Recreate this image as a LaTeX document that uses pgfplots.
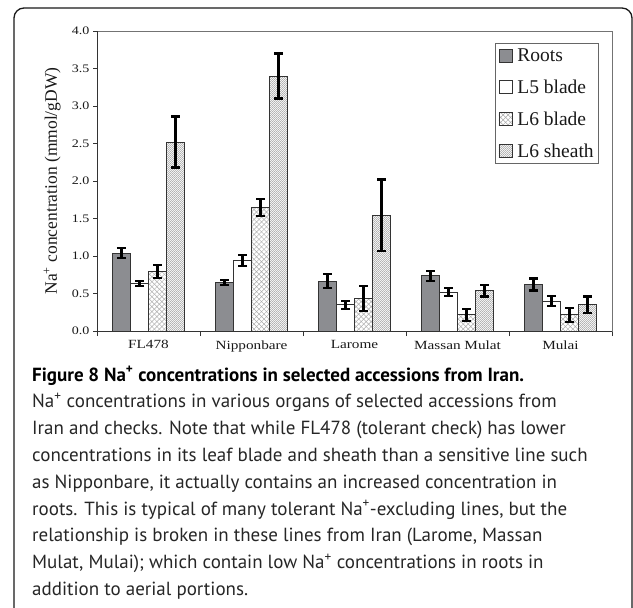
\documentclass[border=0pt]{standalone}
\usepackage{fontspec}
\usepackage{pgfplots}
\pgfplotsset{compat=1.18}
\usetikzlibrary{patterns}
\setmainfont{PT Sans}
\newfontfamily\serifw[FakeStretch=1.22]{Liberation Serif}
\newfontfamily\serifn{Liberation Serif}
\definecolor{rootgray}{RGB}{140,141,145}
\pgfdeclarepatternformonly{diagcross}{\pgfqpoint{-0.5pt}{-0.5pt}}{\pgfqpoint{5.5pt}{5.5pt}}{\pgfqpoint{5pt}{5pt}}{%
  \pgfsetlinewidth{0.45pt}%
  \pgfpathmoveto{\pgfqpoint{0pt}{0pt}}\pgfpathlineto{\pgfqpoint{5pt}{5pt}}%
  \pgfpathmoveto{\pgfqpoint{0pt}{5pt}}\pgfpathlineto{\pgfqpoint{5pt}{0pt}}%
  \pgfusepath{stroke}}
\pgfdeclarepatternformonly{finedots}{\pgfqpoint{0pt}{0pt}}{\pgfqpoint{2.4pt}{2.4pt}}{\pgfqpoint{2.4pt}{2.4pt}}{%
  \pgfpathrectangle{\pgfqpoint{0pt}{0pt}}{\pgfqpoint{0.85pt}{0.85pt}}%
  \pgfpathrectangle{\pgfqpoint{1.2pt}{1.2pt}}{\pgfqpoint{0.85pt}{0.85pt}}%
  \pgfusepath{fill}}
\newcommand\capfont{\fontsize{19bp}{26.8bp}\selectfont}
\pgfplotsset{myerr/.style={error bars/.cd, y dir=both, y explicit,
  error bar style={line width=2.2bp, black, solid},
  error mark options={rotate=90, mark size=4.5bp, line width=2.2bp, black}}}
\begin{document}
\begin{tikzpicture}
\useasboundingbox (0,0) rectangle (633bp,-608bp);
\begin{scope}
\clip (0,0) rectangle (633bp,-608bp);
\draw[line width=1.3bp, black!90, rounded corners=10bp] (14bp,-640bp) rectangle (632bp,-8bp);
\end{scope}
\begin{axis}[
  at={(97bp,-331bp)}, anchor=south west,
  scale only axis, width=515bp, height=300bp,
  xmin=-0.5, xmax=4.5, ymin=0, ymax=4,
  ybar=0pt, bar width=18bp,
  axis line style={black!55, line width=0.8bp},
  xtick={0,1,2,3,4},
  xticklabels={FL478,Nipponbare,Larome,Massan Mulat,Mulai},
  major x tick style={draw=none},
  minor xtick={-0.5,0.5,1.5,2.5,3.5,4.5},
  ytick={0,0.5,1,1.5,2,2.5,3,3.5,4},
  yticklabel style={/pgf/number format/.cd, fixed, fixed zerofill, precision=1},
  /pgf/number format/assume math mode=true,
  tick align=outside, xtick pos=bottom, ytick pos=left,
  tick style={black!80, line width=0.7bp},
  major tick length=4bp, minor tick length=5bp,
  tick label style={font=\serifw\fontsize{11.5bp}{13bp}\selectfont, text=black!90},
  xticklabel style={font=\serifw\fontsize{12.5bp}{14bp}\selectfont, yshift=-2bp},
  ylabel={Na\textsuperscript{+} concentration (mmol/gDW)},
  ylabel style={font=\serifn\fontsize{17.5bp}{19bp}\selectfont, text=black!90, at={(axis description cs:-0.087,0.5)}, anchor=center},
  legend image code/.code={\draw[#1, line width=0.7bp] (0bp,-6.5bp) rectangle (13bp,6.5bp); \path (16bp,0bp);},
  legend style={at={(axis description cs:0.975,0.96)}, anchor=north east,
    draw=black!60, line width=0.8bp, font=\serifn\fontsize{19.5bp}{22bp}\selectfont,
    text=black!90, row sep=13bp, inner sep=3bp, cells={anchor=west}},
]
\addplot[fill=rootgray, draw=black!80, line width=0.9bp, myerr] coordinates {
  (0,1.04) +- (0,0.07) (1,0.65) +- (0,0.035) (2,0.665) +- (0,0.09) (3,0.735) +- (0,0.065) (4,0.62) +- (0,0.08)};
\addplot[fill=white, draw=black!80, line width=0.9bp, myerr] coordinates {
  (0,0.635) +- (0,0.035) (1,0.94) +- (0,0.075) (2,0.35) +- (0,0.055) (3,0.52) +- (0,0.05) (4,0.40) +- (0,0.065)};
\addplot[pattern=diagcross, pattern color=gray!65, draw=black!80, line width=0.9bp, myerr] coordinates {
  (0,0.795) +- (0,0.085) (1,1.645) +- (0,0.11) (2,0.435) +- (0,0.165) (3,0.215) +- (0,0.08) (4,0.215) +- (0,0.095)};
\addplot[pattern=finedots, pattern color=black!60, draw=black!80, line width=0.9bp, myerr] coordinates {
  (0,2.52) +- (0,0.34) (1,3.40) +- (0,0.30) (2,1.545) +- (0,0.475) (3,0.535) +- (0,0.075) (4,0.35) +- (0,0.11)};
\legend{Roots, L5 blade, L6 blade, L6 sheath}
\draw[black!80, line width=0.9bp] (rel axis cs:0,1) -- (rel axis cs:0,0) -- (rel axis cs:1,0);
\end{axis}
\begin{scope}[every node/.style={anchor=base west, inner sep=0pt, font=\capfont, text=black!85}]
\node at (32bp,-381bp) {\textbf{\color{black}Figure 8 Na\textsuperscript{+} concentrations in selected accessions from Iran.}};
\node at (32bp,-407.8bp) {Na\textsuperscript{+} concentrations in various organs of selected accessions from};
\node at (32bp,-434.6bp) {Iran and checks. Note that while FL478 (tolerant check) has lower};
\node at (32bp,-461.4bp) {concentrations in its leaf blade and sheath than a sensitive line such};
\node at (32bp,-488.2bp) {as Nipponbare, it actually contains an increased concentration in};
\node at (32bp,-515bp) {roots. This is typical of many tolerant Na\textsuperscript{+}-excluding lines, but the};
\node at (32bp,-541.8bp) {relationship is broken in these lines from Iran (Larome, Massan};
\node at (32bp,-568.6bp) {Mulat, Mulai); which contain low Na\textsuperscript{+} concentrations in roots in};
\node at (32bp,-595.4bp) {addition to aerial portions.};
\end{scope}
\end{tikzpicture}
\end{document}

...

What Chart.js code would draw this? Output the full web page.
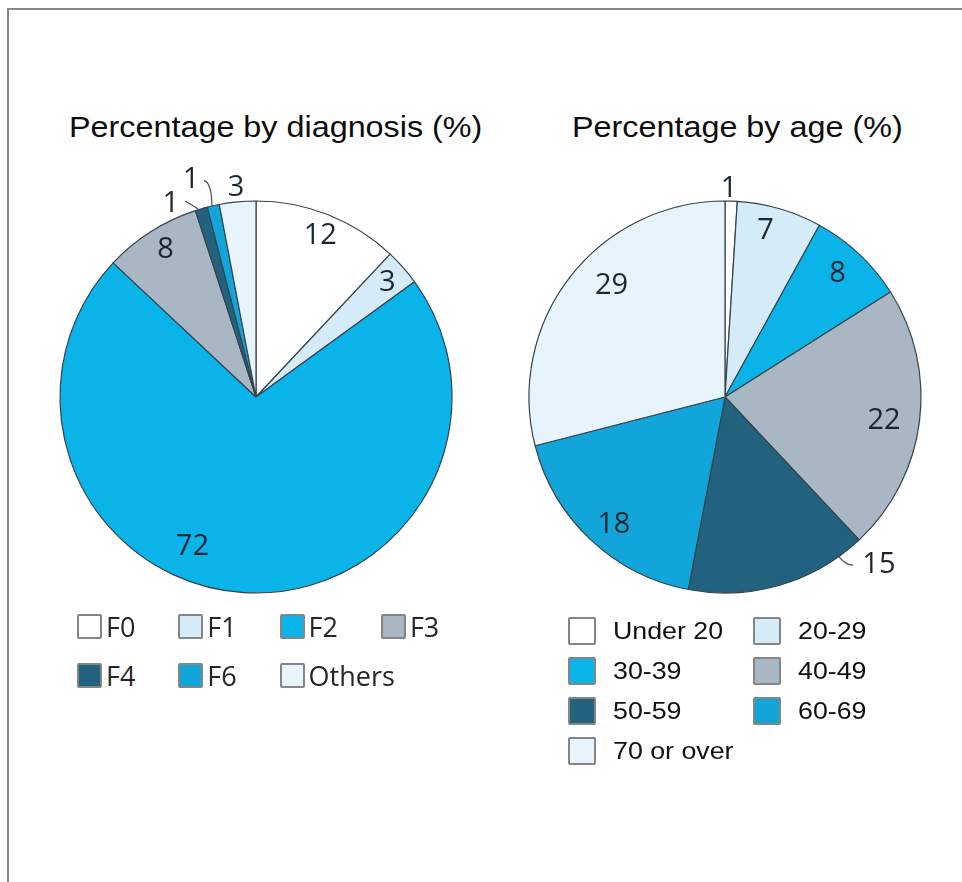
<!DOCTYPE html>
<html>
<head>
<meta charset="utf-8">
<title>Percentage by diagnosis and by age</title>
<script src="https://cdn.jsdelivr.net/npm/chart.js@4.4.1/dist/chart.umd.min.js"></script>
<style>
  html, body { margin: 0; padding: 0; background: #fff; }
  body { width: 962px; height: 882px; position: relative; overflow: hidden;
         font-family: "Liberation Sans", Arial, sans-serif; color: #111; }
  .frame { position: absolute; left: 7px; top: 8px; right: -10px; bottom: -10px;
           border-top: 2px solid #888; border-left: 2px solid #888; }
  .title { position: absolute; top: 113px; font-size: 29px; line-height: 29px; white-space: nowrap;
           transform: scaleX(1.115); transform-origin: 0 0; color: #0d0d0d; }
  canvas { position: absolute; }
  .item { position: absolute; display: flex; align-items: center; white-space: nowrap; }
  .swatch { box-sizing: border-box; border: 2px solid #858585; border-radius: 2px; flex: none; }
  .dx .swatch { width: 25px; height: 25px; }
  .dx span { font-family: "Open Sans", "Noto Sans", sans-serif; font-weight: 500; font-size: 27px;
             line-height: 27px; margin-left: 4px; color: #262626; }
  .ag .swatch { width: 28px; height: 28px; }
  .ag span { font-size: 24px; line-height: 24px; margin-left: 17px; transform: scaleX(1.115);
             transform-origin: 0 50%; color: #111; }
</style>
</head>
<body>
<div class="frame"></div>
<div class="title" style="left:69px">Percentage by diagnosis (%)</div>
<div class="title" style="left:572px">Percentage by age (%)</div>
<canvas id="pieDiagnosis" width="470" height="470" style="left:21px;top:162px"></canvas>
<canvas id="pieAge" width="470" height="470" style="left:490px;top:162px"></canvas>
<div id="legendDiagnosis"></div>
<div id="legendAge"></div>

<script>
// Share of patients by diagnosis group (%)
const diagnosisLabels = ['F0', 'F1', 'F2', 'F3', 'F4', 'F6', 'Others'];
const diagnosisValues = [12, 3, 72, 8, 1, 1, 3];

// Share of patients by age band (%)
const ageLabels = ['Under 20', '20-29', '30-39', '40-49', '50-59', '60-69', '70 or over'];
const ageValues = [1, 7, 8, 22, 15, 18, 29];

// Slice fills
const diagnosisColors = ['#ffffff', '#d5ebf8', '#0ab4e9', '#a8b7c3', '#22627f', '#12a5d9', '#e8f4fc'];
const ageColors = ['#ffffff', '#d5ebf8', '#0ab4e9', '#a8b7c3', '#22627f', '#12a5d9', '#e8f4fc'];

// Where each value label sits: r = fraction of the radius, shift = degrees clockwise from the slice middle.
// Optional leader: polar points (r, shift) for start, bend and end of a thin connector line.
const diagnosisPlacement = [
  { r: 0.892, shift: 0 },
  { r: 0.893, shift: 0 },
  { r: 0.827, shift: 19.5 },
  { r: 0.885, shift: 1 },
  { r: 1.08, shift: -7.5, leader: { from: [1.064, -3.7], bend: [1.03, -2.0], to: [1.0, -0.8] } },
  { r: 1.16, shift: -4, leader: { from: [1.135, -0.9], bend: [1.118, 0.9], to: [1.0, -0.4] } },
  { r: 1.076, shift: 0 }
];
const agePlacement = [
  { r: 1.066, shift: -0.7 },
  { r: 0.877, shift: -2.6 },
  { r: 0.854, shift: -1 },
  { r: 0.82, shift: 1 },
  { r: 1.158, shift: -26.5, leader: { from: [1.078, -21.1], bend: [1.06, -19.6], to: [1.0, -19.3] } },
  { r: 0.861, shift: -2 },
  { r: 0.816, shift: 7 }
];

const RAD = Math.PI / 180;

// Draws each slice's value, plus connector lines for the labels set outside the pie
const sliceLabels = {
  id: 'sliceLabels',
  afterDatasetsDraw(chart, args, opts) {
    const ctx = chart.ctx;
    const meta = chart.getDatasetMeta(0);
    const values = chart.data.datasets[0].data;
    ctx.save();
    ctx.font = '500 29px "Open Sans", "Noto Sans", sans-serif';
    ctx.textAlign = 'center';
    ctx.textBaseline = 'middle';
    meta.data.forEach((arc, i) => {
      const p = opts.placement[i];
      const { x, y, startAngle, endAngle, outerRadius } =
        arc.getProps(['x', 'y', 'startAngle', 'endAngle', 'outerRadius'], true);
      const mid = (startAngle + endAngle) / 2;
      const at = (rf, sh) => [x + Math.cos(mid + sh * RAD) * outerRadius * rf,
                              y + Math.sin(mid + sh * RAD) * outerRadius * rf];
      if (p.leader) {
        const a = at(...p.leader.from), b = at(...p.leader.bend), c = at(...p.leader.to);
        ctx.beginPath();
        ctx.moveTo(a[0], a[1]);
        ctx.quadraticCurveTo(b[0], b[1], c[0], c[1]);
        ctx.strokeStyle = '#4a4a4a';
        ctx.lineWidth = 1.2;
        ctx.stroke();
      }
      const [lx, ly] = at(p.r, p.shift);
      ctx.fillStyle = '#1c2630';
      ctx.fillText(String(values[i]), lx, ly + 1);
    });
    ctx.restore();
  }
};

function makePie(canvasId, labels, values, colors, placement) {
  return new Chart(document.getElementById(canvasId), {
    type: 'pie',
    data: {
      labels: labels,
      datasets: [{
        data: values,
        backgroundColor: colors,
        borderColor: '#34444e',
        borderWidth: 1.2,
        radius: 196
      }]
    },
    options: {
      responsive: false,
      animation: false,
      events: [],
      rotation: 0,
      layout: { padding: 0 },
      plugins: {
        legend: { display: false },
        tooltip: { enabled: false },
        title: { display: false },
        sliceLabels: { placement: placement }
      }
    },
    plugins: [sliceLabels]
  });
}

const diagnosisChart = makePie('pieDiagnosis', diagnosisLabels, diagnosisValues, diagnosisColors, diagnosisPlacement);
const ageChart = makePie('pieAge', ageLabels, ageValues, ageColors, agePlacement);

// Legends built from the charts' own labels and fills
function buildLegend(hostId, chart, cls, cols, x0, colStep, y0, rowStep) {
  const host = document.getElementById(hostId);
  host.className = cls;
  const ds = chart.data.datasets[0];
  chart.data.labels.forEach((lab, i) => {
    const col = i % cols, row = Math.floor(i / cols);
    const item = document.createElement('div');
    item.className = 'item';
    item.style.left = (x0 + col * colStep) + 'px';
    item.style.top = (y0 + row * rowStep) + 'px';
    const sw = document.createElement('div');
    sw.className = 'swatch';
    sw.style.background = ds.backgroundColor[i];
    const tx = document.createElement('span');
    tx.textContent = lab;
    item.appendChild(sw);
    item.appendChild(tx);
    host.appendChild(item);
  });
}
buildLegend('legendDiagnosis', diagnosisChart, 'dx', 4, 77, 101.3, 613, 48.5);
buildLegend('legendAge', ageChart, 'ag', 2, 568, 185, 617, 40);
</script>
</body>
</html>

◆ What you should do
Scan the material above. Extract every line in which the word "that" occurs.

◆ Full output
Recreate this image as a LaTeX document that uses pgfplots.
\node at (32bp,-434.6bp) {Iran and checks. Note that while FL478 (tolerant check) has lower};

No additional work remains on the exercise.